Problem requirements
In the entries that follow, find the word "this" and report each line it is on.

·····

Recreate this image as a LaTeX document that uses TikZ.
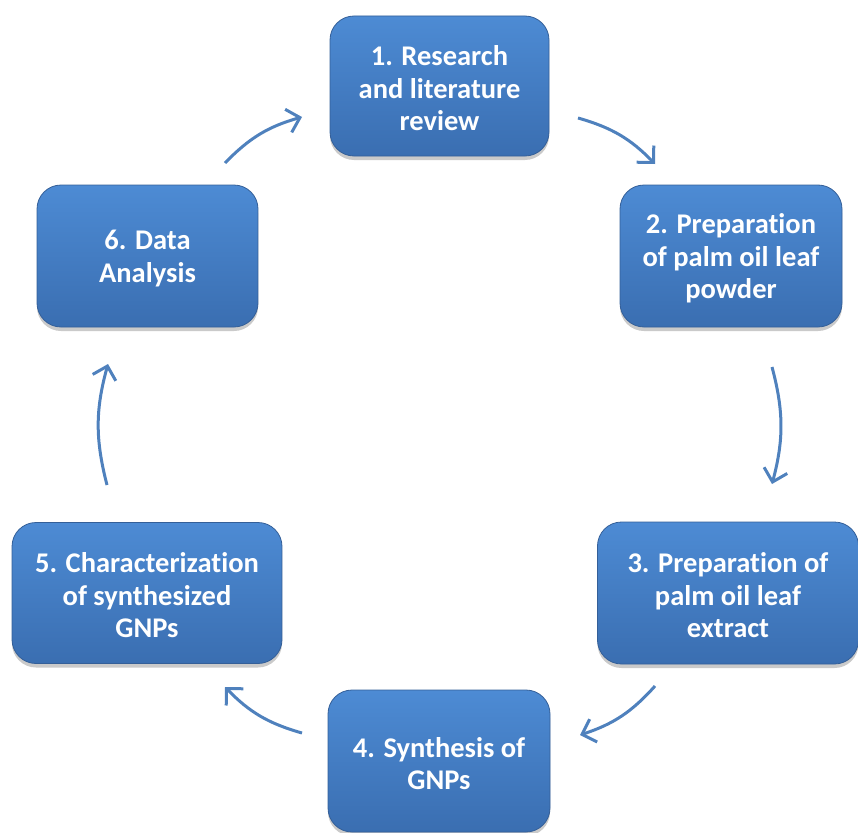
\documentclass[tikz,border=0pt]{standalone}
\usepackage{fontspec}
\setmainfont{Carlito}[Ligatures={NoCommon}]
\usetikzlibrary{arrows.meta,shadows}
\definecolor{boxtop}{HTML}{4D8BD4}
\definecolor{boxbot}{HTML}{3A6EB1}
\definecolor{boxedge}{HTML}{345F98}
\definecolor{arrowc}{HTML}{4F81BD}
\newcommand{\boxtext}[2]{\raisebox{-2.5pt}[\height][\depth]{\parbox{#1}{\centering #2}}}
\tikzset{
  stepbox/.style={rounded corners=24pt, top color=boxtop, bottom color=boxbot,
    draw=boxedge, line width=0.8pt, text=white, align=center,
    font=\bfseries\fontsize{28.5}{32.5}\selectfont, inner sep=0pt,
    drop shadow={shadow xshift=0pt, shadow yshift=-4pt, opacity=0.35, fill=black!60}},
  flow/.style={draw=arrowc, line width=3pt, bend left=15,
    -{Straight Barb[length=12pt,width=24pt,line width=3pt]}}
}
\begin{document}
\begin{tikzpicture}[x=1pt,y=-1pt]
\useasboundingbox (0,0) rectangle (858,832);
\node[stepbox, minimum width=219pt, minimum height=140pt] (b1) at (439.5,86) {\boxtext{219pt}{1. Research\\and literature\\review}};
\node[stepbox, minimum width=222pt, minimum height=142pt] (b2) at (731,256) {\boxtext{222pt}{2. Preparation\\of palm oil leaf\\powder}};
\node[stepbox, minimum width=261pt, minimum height=142pt] (b3) at (728,593) {\boxtext{261pt}{3. Preparation of\\palm oil leaf\\extract}};
\node[stepbox, minimum width=222pt, minimum height=142pt] (b4) at (439,761) {\boxtext{222pt}{4. Synthesis of\\GNPs}};
\node[stepbox, minimum width=270pt, minimum height=141pt] (b5) at (147,593) {\boxtext{270pt}{5. Characterization\\of synthesized\\GNPs}};
\node[stepbox, minimum width=221pt, minimum height=142pt] (b6) at (147.5,256) {\boxtext{221pt}{6. Data\\Analysis}};
\coordinate (a1s) at (578,118); \coordinate (a1e) at (655,164);
\coordinate (a2s) at (772,367); \coordinate (a2e) at (772,484);
\coordinate (a3s) at (655,686); \coordinate (a3e) at (580,735);
\coordinate (a4s) at (302,733); \coordinate (a4e) at (225,687);
\coordinate (a5s) at (107,485); \coordinate (a5e) at (108,364);
\coordinate (a6s) at (225,163); \coordinate (a6e) at (302,117);
\draw[flow] (a1s) to (a1e);
\draw[flow] (a2s) to (a2e);
\draw[flow] (a3s) to (a3e);
\draw[flow] (a4s) to (a4e);
\draw[flow] (a5s) to (a5e);
\draw[flow] (a6s) to (a6e);
\end{tikzpicture}
\end{document}
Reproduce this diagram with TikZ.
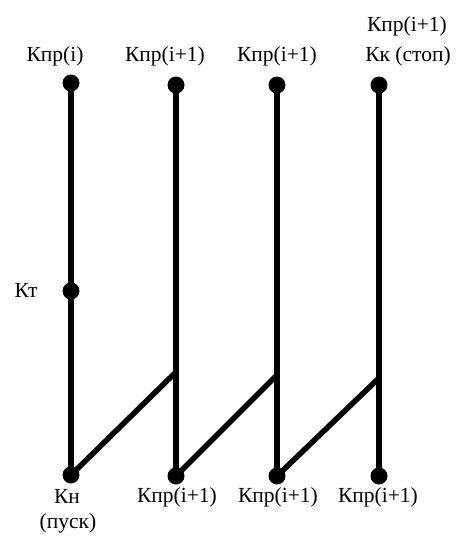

·····

The answer
Recreate this image as a LaTeX document that uses TikZ.
Reproduce this diagram with TikZ.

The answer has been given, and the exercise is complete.